The elephant in the room

Seems to me Joseph Stiglitz's critics are ignoring the elephant in the room.

Stiglitz, as Bill Bonner noted on Monday and I mentioned last week in the context of William F. Buckley Jr's death (by all means, read to see the connection), is out with an updated study estimating the costs of the wars in Iraq and Afghanistan at $3 trillion.

Most of the criticism to date has picked nits with how Stiglitz and coauthor Linda Bilmes arrived at that $3 trillion figure.  But the critics conveniently overlook a wider argument Stiglitz and Bilmes make — one that comports with Austrian economic theory.  Simply put, the war fueled the monetary expansion that's brought us to our current pitiful state of affairs.  As reported by Reuters:

Asked if the war has contributed to the U.S. slowdown,
Stiglitz said, "Very much so."

"To offset that depressing effect, the Fed has flooded the
economy with liquidity and the regulators looked the other way
when very imprudent lending was going up," Stiglitz said. "We
were living on borrowed money and borrowed time and eventually
a day of reckoning had to come, and it has now come."

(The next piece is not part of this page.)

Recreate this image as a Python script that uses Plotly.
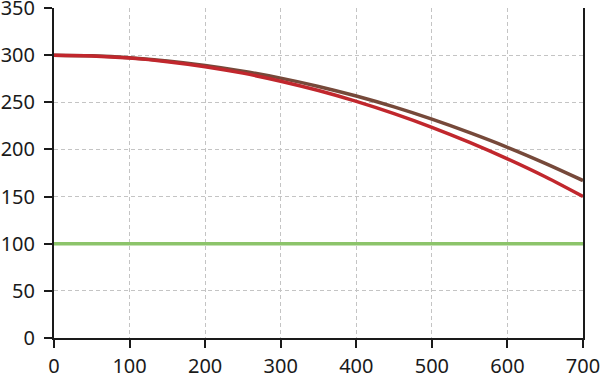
import plotly.graph_objects as go

x_vals = [0, 50, 100, 150, 200, 250, 300, 350, 400, 450, 500, 550, 600, 650, 700]
red_vals = [300, 299.2, 296.9, 293.1, 287.8, 280.9, 272.4, 262.5, 251.0, 238.0, 223.5, 207.5, 190.0, 171.0, 150.0]
brown_vals = [300, 299.3, 297.3, 293.9, 289.1, 283.0, 275.6, 266.8, 256.6, 245.1, 232.1, 217.8, 202.3, 185.3, 167.0]
green_x = [0, 700]
green_vals = [100, 100]

x_ticks = [0, 100, 200, 300, 400, 500, 600, 700]
y_ticks = [0, 50, 100, 150, 200, 250, 300, 350]

fig = go.Figure()
fig.add_trace(go.Scatter(x=green_x, y=green_vals, mode="lines",
                         line=dict(color="#8CC46A", width=3.5), showlegend=False))
fig.add_trace(go.Scatter(x=x_vals, y=brown_vals, mode="lines", line_shape="spline",
                         line=dict(color="#76493A", width=3.5), showlegend=False))
fig.add_trace(go.Scatter(x=x_vals, y=red_vals, mode="lines", line_shape="spline",
                         line=dict(color="#C1272D", width=3.5), showlegend=False))

axis_font = dict(family="Noto Sans", size=20, color="#1a1a1a")
fig.update_layout(
    width=600, height=377,
    margin=dict(l=54, r=17, t=8, b=39, autoexpand=False),
    paper_bgcolor="white", plot_bgcolor="white",
    xaxis=dict(range=[0, 700], tickvals=x_ticks, ticktext=[str(v) for v in x_ticks],
               showgrid=True, gridcolor="#c4c4c4", griddash="4px,3px", gridwidth=1.2,
               showline=True, linecolor="#1a1a1a", linewidth=2,
               ticks="outside", ticklen=8, tickwidth=2, tickcolor="#1a1a1a",
               tickfont=axis_font, zeroline=False, fixedrange=True, automargin=False,
               ticklabelstandoff=1, ticklabeloverflow="allow"),
    yaxis=dict(range=[0, 350], tickvals=y_ticks, ticktext=[str(v) for v in y_ticks],
               showgrid=True, gridcolor="#c4c4c4", griddash="4px,3px", gridwidth=1.2,
               showline=True, mirror=True, linecolor="#1a1a1a", linewidth=2,
               ticks="outside", ticklen=8, tickwidth=2, tickcolor="#1a1a1a",
               tickfont=axis_font, zeroline=False, fixedrange=True, automargin=False,
               ticklabelstandoff=5, ticklabeloverflow="allow"),
)
fig.write_html("out.html", config={"displayModeBar": False, "staticPlot": True},
               post_script="document.body.style.margin='0';document.body.style.padding='0';")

The war has also altered how the United States has reacted
to its current economic troubles, he said.

"When America's financial institutions had a problem, they
had to turn to the sovereign wealth funds in the Middle East
for recapitalization, for the bailout," he said.

That last part, by the way, jibes with what Warren Buffett said this week.  (I can't wait for this point of view about SWFs to start getting shouted down as "blame America first" — you just know it's gonna happen.)

Of course, Stiglitz is no Austrian.  And yet, get this:

"It used to be thought that wars are good for the economy.
No economist really believes that anymore," Stiglitz said.

"No economist?"  I wish it were so; I wish mainstream economists stopped buying into the broken-window fallacy .  Alas, days before Stiglitz made that assertion, Paul Krugman already disproved it.